» **TO BE DONE**: Everything from the line containing "Generate a web" to the line containing "0.0000366, 0.0000368, 0.0000368];", both lines included, must be copied exactly; nothing else should be.

» **GIVEN INFORMATION**:
........

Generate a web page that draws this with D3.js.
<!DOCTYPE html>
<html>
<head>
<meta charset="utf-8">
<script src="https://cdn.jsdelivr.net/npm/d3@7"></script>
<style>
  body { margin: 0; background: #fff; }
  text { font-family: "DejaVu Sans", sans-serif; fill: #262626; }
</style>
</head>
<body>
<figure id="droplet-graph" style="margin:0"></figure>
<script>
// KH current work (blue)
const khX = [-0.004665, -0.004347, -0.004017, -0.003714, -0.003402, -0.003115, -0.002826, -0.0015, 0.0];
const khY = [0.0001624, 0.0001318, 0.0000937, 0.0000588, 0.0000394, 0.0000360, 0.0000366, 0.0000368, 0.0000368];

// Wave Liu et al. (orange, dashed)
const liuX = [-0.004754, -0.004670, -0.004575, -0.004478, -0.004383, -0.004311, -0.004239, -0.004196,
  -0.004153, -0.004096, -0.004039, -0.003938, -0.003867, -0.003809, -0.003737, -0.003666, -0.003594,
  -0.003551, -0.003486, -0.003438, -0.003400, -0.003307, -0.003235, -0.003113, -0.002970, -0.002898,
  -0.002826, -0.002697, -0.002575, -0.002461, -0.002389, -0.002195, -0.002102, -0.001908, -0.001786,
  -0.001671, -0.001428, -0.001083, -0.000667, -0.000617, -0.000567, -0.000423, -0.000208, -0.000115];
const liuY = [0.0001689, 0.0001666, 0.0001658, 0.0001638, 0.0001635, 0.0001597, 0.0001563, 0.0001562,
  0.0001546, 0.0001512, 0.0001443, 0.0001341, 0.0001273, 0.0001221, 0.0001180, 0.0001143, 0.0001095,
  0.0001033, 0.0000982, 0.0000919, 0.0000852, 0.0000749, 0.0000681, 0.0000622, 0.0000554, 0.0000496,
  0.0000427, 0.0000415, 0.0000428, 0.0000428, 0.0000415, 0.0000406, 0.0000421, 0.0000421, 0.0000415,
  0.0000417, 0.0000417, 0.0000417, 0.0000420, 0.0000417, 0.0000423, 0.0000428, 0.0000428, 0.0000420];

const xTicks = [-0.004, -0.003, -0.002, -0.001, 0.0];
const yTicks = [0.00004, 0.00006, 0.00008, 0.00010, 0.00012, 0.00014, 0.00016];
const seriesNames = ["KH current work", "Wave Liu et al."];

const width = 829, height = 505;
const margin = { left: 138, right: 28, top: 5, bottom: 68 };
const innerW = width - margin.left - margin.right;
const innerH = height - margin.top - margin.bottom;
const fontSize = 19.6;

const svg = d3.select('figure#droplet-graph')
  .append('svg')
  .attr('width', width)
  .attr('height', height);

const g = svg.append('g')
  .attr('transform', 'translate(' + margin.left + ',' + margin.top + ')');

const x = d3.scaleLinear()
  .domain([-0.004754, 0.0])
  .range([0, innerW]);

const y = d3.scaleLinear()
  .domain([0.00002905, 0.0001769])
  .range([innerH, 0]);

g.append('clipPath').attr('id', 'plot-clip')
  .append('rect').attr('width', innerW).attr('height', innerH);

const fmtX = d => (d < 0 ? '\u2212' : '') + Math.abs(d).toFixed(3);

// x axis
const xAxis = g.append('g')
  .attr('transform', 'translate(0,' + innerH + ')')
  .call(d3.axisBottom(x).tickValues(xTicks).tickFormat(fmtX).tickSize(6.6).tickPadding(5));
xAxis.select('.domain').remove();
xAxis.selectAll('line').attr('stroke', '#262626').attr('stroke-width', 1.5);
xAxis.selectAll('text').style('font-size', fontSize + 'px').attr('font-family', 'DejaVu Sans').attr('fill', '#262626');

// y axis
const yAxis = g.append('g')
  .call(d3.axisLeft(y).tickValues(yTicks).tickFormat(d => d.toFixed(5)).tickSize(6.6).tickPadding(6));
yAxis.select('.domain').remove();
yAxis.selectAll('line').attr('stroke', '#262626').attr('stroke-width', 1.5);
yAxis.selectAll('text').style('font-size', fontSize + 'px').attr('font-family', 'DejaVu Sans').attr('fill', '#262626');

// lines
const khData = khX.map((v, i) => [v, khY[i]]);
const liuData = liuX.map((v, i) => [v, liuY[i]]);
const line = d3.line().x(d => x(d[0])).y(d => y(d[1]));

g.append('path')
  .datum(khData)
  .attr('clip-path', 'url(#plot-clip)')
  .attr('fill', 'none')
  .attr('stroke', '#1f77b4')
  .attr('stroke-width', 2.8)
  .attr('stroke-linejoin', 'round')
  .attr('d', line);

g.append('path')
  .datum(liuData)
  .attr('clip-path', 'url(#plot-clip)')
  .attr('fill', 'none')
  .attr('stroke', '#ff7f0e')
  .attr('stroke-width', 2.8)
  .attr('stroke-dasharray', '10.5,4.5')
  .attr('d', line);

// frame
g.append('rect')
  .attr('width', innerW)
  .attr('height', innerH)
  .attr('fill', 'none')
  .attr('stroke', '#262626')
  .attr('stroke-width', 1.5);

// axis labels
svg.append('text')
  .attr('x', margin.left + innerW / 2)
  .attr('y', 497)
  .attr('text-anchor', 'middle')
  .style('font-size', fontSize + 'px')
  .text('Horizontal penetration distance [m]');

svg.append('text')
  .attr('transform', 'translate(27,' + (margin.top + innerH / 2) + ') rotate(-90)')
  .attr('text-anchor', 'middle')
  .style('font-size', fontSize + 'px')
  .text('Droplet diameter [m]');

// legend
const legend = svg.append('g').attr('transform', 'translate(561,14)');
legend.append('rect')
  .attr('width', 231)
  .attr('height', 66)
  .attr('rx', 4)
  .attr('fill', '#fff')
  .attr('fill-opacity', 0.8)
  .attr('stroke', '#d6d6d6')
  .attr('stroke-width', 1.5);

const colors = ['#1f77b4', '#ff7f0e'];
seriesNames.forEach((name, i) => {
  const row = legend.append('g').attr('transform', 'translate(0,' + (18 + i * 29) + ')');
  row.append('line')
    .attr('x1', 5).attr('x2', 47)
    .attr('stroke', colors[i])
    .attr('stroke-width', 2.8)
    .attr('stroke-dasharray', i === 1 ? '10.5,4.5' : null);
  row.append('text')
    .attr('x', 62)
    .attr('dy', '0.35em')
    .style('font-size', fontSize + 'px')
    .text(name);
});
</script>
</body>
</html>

........

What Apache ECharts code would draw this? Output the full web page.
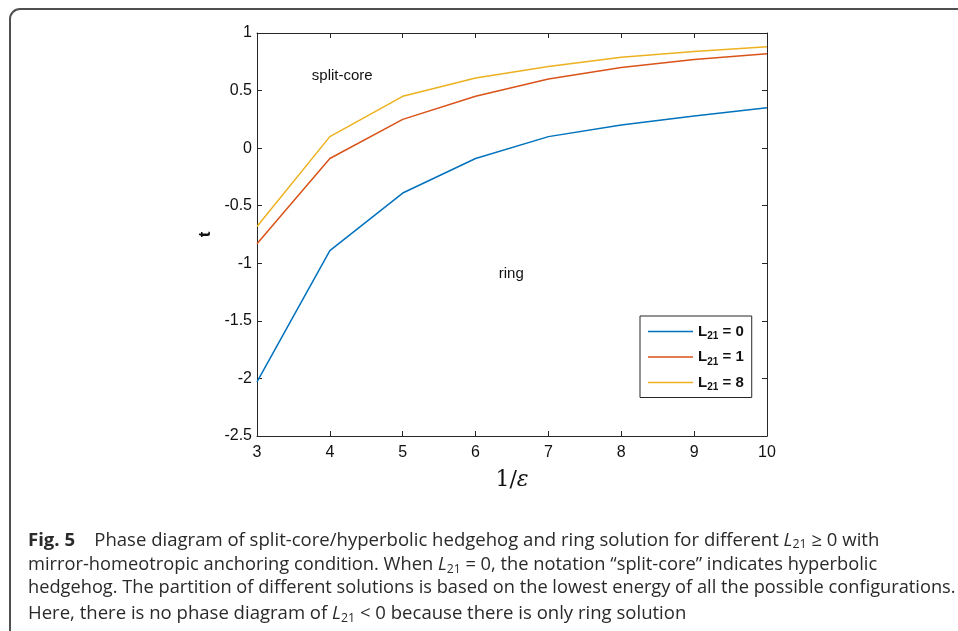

........

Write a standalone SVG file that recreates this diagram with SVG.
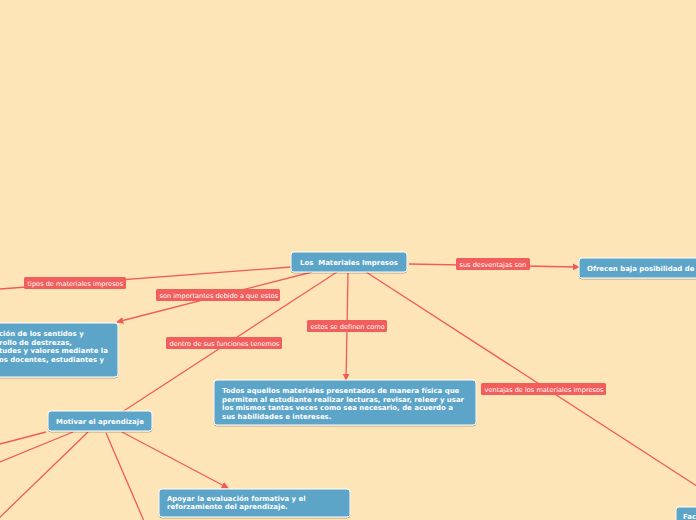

........

» **TASK RESPONSE**:
Generate a web page that draws this with D3.js.
<!DOCTYPE html>
<html>
<head>
<meta charset="utf-8">
<script src="https://cdn.jsdelivr.net/npm/d3@7"></script>
<style>
  body { margin: 0; background: #fff; }
  text { font-family: "DejaVu Sans", sans-serif; fill: #262626; }
</style>
</head>
<body>
<figure id="droplet-graph" style="margin:0"></figure>
<script>
// KH current work (blue)
const khX = [-0.004665, -0.004347, -0.004017, -0.003714, -0.003402, -0.003115, -0.002826, -0.0015, 0.0];
const khY = [0.0001624, 0.0001318, 0.0000937, 0.0000588, 0.0000394, 0.0000360, 0.0000366, 0.0000368, 0.0000368];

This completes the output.